◆ **WRITTEN TASK**: Reproduce the listing below character for character; drop every image.

_ _ _ _

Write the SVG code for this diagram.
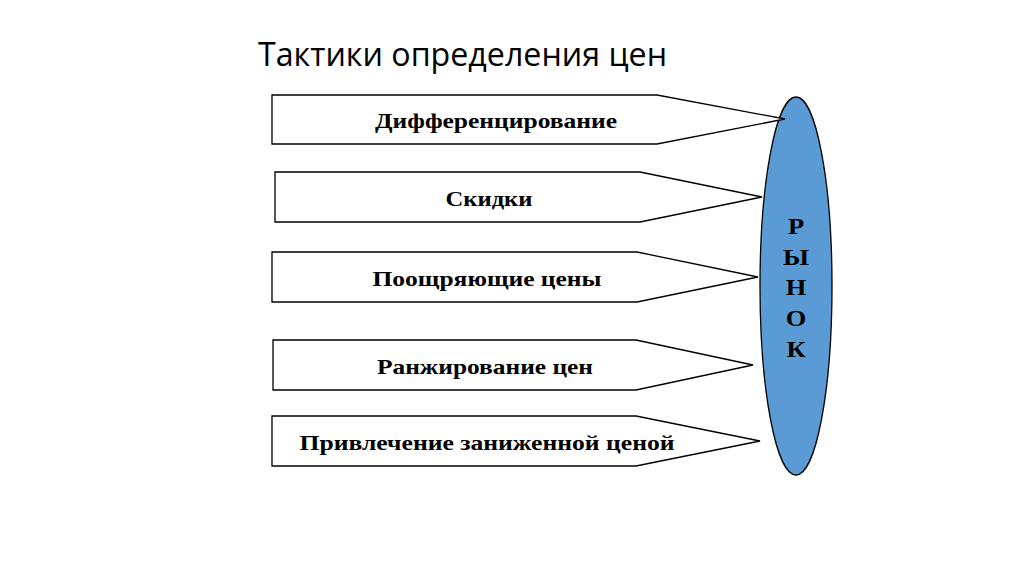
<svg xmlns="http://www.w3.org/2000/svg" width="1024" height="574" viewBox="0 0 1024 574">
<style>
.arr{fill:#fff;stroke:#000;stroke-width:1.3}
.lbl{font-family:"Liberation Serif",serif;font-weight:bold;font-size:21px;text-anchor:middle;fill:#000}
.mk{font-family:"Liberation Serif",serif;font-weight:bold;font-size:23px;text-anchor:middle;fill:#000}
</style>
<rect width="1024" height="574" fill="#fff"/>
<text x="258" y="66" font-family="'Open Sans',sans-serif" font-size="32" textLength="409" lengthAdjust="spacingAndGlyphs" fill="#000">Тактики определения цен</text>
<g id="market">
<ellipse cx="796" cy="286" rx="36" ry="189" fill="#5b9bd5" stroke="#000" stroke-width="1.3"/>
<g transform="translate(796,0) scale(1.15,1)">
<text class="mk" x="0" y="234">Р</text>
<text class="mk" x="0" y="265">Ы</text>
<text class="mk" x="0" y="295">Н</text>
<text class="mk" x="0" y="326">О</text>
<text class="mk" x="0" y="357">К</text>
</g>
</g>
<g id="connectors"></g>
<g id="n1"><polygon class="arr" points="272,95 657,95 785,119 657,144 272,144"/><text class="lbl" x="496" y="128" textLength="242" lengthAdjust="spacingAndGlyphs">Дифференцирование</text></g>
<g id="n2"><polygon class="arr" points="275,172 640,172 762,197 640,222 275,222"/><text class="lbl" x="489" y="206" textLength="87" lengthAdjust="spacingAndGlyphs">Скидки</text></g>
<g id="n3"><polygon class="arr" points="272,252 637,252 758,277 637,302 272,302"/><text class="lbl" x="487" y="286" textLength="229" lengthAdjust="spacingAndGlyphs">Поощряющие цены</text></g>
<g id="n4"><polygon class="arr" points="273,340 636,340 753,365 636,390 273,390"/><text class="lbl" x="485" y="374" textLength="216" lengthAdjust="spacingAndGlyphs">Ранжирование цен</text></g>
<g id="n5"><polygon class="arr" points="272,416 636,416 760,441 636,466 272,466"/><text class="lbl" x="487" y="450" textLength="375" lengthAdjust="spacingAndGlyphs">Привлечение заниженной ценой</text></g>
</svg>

_ _ _ _

◆ **RESULT OF THE EXERCISE**:
Write the SVG code for this diagram.
<svg xmlns="http://www.w3.org/2000/svg" width="1024" height="574" viewBox="0 0 1024 574">
<style>
.arr{fill:#fff;stroke:#000;stroke-width:1.3}
.lbl{font-family:"Liberation Serif",serif;font-weight:bold;font-size:21px;text-anchor:middle;fill:#000}
.mk{font-family:"Liberation Serif",serif;font-weight:bold;font-size:23px;text-anchor:middle;fill:#000}
</style>
<rect width="1024" height="574" fill="#fff"/>
<text x="258" y="66" font-family="'Open Sans',sans-serif" font-size="32" textLength="409" lengthAdjust="spacingAndGlyphs" fill="#000">Тактики определения цен</text>
<g id="market">
<ellipse cx="796" cy="286" rx="36" ry="189" fill="#5b9bd5" stroke="#000" stroke-width="1.3"/>
<g transform="translate(796,0) scale(1.15,1)">
<text class="mk" x="0" y="234">Р</text>
<text class="mk" x="0" y="265">Ы</text>
<text class="mk" x="0" y="295">Н</text>
<text class="mk" x="0" y="326">О</text>
<text class="mk" x="0" y="357">К</text>
</g>
</g>
<g id="connectors"></g>
<g id="n1"><polygon class="arr" points="272,95 657,95 785,119 657,144 272,144"/><text class="lbl" x="496" y="128" textLength="242" lengthAdjust="spacingAndGlyphs">Дифференцирование</text></g>
<g id="n2"><polygon class="arr" points="275,172 640,172 762,197 640,222 275,222"/><text class="lbl" x="489" y="206" textLength="87" lengthAdjust="spacingAndGlyphs">Скидки</text></g>
<g id="n3"><polygon class="arr" points="272,252 637,252 758,277 637,302 272,302"/><text class="lbl" x="487" y="286" textLength="229" lengthAdjust="spacingAndGlyphs">Поощряющие цены</text></g>
<g id="n4"><polygon class="arr" points="273,340 636,340 753,365 636,390 273,390"/><text class="lbl" x="485" y="374" textLength="216" lengthAdjust="spacingAndGlyphs">Ранжирование цен</text></g>
<g id="n5"><polygon class="arr" points="272,416 636,416 760,441 636,466 272,466"/><text class="lbl" x="487" y="450" textLength="375" lengthAdjust="spacingAndGlyphs">Привлечение заниженной ценой</text></g>
</svg>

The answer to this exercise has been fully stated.